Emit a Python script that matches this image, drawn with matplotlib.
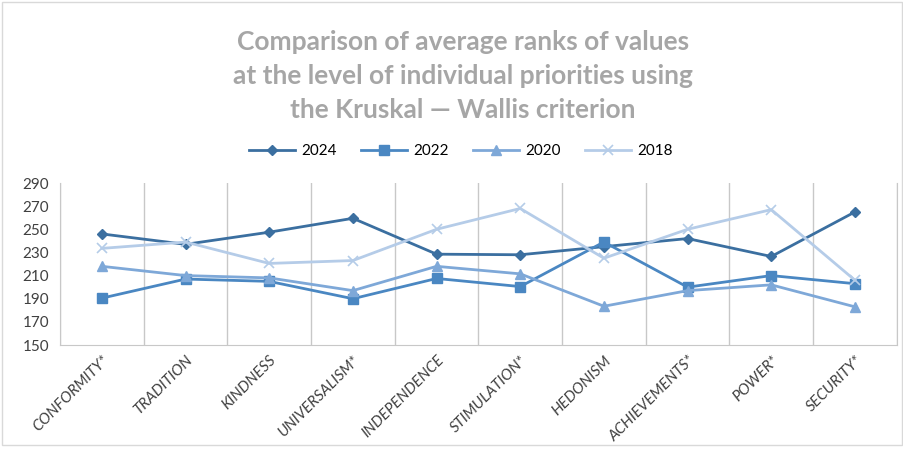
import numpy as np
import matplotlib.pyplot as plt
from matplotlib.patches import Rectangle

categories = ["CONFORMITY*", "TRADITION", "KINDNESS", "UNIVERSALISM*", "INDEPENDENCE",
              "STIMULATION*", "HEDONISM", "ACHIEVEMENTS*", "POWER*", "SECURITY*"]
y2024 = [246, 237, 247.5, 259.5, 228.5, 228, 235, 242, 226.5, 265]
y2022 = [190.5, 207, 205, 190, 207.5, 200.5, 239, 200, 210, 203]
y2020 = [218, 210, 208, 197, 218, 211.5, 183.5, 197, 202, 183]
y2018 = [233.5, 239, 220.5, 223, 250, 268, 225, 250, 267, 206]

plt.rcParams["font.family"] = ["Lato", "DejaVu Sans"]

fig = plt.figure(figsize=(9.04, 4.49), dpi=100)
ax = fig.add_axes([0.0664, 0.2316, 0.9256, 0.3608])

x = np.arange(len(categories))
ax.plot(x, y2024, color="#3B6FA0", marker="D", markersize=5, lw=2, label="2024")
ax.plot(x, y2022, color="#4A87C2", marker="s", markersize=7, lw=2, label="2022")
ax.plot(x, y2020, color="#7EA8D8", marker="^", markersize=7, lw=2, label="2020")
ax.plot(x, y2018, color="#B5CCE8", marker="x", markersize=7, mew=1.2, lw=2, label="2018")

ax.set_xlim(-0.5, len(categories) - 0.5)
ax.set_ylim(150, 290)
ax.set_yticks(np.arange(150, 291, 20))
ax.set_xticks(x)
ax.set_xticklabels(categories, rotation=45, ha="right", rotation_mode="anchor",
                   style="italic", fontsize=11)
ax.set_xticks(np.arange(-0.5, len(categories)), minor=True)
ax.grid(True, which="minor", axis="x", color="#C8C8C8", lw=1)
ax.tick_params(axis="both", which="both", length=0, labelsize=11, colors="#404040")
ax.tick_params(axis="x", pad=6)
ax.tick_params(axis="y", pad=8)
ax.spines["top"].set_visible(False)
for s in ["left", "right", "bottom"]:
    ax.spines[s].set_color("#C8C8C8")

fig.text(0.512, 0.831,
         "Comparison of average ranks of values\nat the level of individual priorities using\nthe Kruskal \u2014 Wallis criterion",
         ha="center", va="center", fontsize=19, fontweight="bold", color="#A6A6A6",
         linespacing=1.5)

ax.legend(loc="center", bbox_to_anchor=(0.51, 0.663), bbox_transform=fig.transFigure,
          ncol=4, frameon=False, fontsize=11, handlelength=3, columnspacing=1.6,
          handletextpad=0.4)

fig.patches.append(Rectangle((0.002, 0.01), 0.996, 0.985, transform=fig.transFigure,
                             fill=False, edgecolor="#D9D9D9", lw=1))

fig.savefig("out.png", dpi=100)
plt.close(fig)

==

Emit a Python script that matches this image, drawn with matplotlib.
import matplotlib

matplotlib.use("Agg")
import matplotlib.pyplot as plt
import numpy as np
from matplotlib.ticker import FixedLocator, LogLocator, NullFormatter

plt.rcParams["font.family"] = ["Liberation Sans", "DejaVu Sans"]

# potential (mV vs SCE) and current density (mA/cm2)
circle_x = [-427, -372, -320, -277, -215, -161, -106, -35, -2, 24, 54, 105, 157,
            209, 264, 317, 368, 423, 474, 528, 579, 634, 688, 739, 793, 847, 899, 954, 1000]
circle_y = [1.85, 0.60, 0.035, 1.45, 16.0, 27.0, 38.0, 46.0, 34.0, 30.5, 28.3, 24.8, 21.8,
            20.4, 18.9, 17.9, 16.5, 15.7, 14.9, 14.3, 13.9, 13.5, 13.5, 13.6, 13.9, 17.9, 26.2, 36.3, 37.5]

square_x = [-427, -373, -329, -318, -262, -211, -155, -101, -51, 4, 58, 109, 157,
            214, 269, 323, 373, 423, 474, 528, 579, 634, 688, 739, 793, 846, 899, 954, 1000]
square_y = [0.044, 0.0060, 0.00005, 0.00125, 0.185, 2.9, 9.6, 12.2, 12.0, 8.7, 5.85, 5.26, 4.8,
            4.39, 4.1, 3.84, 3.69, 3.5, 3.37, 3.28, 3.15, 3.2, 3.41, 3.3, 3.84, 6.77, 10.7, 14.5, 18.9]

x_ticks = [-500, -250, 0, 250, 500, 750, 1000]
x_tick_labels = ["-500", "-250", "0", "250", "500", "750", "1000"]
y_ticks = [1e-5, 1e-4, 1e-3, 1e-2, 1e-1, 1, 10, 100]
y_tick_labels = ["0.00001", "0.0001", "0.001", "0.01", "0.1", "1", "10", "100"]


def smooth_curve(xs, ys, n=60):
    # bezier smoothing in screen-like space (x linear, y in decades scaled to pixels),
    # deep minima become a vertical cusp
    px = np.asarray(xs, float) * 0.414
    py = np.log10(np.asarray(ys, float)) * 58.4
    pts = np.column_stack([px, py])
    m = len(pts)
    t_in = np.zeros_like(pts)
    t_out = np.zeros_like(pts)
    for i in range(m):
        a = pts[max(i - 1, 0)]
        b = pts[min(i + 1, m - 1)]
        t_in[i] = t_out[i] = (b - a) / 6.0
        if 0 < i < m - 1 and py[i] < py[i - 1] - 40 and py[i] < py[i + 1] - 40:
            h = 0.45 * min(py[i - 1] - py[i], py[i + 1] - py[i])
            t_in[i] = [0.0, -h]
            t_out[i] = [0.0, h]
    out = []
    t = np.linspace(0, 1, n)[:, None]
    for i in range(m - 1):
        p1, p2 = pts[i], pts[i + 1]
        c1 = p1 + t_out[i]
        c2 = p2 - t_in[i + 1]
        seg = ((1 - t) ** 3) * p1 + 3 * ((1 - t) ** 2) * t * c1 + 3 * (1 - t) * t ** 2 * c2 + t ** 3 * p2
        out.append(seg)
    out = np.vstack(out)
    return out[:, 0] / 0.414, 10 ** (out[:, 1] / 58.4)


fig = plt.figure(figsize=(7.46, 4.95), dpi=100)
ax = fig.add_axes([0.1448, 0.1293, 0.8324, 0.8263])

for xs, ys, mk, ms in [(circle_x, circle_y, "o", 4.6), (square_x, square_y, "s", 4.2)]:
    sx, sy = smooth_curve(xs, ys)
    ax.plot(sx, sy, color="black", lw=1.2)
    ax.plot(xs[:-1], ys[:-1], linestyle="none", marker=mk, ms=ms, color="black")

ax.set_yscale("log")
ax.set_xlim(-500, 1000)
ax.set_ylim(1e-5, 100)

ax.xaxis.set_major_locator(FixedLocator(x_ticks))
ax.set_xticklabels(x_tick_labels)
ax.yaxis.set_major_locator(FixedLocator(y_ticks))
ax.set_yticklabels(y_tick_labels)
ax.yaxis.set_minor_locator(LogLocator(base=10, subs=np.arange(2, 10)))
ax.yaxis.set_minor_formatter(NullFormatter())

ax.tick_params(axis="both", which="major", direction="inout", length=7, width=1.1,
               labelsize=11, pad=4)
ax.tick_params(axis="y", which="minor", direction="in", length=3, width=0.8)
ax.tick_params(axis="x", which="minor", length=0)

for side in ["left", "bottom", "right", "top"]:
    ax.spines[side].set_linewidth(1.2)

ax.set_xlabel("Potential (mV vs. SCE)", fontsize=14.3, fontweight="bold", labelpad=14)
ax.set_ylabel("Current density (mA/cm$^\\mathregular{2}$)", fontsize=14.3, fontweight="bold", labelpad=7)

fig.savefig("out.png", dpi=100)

# Task
Say, as a single number and nothing more, how many lines of the entries contain the word "matplotlib".

# Exercise answer
8